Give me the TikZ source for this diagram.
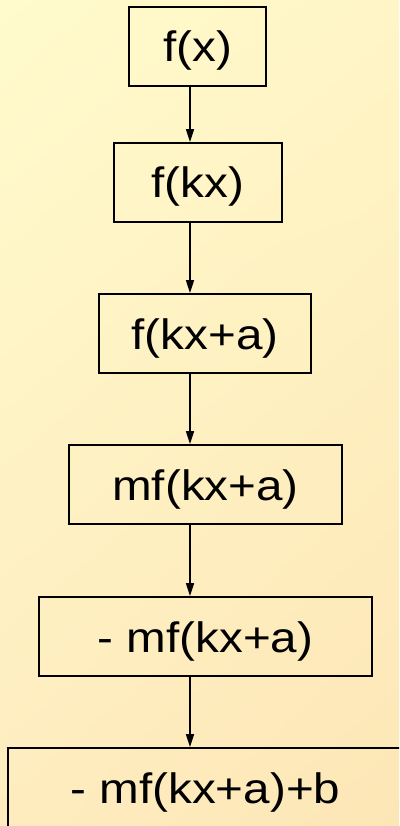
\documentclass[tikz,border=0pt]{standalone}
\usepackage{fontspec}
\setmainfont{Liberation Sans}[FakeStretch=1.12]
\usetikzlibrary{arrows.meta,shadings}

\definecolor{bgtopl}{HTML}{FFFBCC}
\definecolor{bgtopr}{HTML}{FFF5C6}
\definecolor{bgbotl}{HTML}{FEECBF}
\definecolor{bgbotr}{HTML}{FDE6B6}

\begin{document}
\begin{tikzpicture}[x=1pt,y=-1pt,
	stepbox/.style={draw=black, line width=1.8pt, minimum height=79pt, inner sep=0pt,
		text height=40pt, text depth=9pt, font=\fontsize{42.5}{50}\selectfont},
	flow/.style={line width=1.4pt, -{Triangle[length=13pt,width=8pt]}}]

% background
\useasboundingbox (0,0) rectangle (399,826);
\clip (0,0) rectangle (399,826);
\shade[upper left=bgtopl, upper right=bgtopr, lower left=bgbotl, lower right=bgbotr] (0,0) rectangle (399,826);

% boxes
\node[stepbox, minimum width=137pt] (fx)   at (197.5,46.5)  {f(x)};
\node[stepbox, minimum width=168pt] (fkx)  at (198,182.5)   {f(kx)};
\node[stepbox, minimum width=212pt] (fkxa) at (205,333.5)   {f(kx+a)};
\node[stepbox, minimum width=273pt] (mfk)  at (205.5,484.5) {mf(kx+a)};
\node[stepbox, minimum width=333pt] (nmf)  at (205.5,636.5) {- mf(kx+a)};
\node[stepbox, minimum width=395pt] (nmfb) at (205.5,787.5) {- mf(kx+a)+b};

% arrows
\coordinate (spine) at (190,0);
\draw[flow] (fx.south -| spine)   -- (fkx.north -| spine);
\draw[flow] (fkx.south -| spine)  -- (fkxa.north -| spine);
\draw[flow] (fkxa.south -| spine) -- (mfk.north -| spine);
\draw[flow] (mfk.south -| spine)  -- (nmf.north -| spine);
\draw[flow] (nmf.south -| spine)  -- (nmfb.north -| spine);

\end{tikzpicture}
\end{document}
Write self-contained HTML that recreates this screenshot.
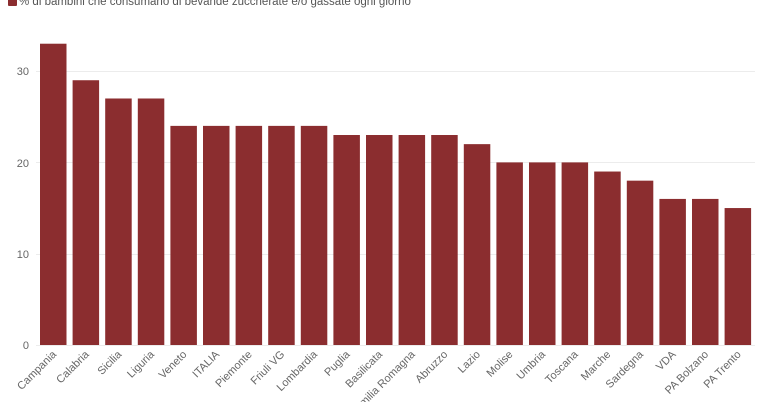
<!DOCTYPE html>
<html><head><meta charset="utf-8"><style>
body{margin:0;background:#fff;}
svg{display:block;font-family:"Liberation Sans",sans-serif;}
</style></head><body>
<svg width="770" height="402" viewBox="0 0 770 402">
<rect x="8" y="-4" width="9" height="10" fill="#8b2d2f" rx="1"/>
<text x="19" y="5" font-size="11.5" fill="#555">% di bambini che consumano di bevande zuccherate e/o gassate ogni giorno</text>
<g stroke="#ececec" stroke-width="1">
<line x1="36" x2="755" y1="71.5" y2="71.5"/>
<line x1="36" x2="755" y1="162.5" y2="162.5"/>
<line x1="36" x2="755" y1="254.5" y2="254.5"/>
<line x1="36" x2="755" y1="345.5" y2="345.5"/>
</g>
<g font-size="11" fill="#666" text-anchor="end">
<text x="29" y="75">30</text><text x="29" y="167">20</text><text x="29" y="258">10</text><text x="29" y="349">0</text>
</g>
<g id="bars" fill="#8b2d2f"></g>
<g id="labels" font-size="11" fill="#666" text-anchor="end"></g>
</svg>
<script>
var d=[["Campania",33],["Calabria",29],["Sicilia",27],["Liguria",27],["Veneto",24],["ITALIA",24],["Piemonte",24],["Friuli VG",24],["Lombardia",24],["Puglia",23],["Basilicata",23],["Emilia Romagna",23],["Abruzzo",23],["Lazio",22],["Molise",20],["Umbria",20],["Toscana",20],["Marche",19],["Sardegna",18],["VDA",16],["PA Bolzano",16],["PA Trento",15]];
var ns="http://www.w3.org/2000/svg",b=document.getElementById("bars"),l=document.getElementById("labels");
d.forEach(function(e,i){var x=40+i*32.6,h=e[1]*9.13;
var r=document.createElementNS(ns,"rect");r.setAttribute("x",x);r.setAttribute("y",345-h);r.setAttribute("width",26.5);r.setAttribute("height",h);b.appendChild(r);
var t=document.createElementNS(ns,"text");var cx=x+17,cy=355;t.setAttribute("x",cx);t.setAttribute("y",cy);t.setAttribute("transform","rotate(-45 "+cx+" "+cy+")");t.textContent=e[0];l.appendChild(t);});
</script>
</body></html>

_REQUIREMENT_
Print each record exactly as it stands, leaving the images out.

_ANSWER FOR THE TASK_
Give me the TikZ source for this diagram.
\documentclass[tikz,border=0pt]{standalone}
\usepackage{fontspec}
\setmainfont{Liberation Sans}[FakeStretch=1.12]
\usetikzlibrary{arrows.meta,shadings}

\definecolor{bgtopl}{HTML}{FFFBCC}
\definecolor{bgtopr}{HTML}{FFF5C6}
\definecolor{bgbotl}{HTML}{FEECBF}
\definecolor{bgbotr}{HTML}{FDE6B6}

\begin{document}
\begin{tikzpicture}[x=1pt,y=-1pt,
	stepbox/.style={draw=black, line width=1.8pt, minimum height=79pt, inner sep=0pt,
		text height=40pt, text depth=9pt, font=\fontsize{42.5}{50}\selectfont},
	flow/.style={line width=1.4pt, -{Triangle[length=13pt,width=8pt]}}]

% background
\useasboundingbox (0,0) rectangle (399,826);
\clip (0,0) rectangle (399,826);
\shade[upper left=bgtopl, upper right=bgtopr, lower left=bgbotl, lower right=bgbotr] (0,0) rectangle (399,826);

% boxes
\node[stepbox, minimum width=137pt] (fx)   at (197.5,46.5)  {f(x)};
\node[stepbox, minimum width=168pt] (fkx)  at (198,182.5)   {f(kx)};
\node[stepbox, minimum width=212pt] (fkxa) at (205,333.5)   {f(kx+a)};
\node[stepbox, minimum width=273pt] (mfk)  at (205.5,484.5) {mf(kx+a)};
\node[stepbox, minimum width=333pt] (nmf)  at (205.5,636.5) {- mf(kx+a)};
\node[stepbox, minimum width=395pt] (nmfb) at (205.5,787.5) {- mf(kx+a)+b};

% arrows
\coordinate (spine) at (190,0);
\draw[flow] (fx.south -| spine)   -- (fkx.north -| spine);
\draw[flow] (fkx.south -| spine)  -- (fkxa.north -| spine);
\draw[flow] (fkxa.south -| spine) -- (mfk.north -| spine);
\draw[flow] (mfk.south -| spine)  -- (nmf.north -| spine);
\draw[flow] (nmf.south -| spine)  -- (nmfb.north -| spine);

\end{tikzpicture}
\end{document}
Write self-contained HTML that recreates this screenshot.
<!DOCTYPE html>
<html><head><meta charset="utf-8"><style>
body{margin:0;background:#fff;}
svg{display:block;font-family:"Liberation Sans",sans-serif;}
</style></head><body>
<svg width="770" height="402" viewBox="0 0 770 402">
<rect x="8" y="-4" width="9" height="10" fill="#8b2d2f" rx="1"/>
<text x="19" y="5" font-size="11.5" fill="#555">% di bambini che consumano di bevande zuccherate e/o gassate ogni giorno</text>
<g stroke="#ececec" stroke-width="1">
<line x1="36" x2="755" y1="71.5" y2="71.5"/>
<line x1="36" x2="755" y1="162.5" y2="162.5"/>
<line x1="36" x2="755" y1="254.5" y2="254.5"/>
<line x1="36" x2="755" y1="345.5" y2="345.5"/>
</g>
<g font-size="11" fill="#666" text-anchor="end">
<text x="29" y="75">30</text><text x="29" y="167">20</text><text x="29" y="258">10</text><text x="29" y="349">0</text>
</g>
<g id="bars" fill="#8b2d2f"></g>
<g id="labels" font-size="11" fill="#666" text-anchor="end"></g>
</svg>
<script>
var d=[["Campania",33],["Calabria",29],["Sicilia",27],["Liguria",27],["Veneto",24],["ITALIA",24],["Piemonte",24],["Friuli VG",24],["Lombardia",24],["Puglia",23],["Basilicata",23],["Emilia Romagna",23],["Abruzzo",23],["Lazio",22],["Molise",20],["Umbria",20],["Toscana",20],["Marche",19],["Sardegna",18],["VDA",16],["PA Bolzano",16],["PA Trento",15]];
var ns="http://www.w3.org/2000/svg",b=document.getElementById("bars"),l=document.getElementById("labels");
d.forEach(function(e,i){var x=40+i*32.6,h=e[1]*9.13;
var r=document.createElementNS(ns,"rect");r.setAttribute("x",x);r.setAttribute("y",345-h);r.setAttribute("width",26.5);r.setAttribute("height",h);b.appendChild(r);
var t=document.createElementNS(ns,"text");var cx=x+17,cy=355;t.setAttribute("x",cx);t.setAttribute("y",cy);t.setAttribute("transform","rotate(-45 "+cx+" "+cy+")");t.textContent=e[0];l.appendChild(t);});
</script>
</body></html>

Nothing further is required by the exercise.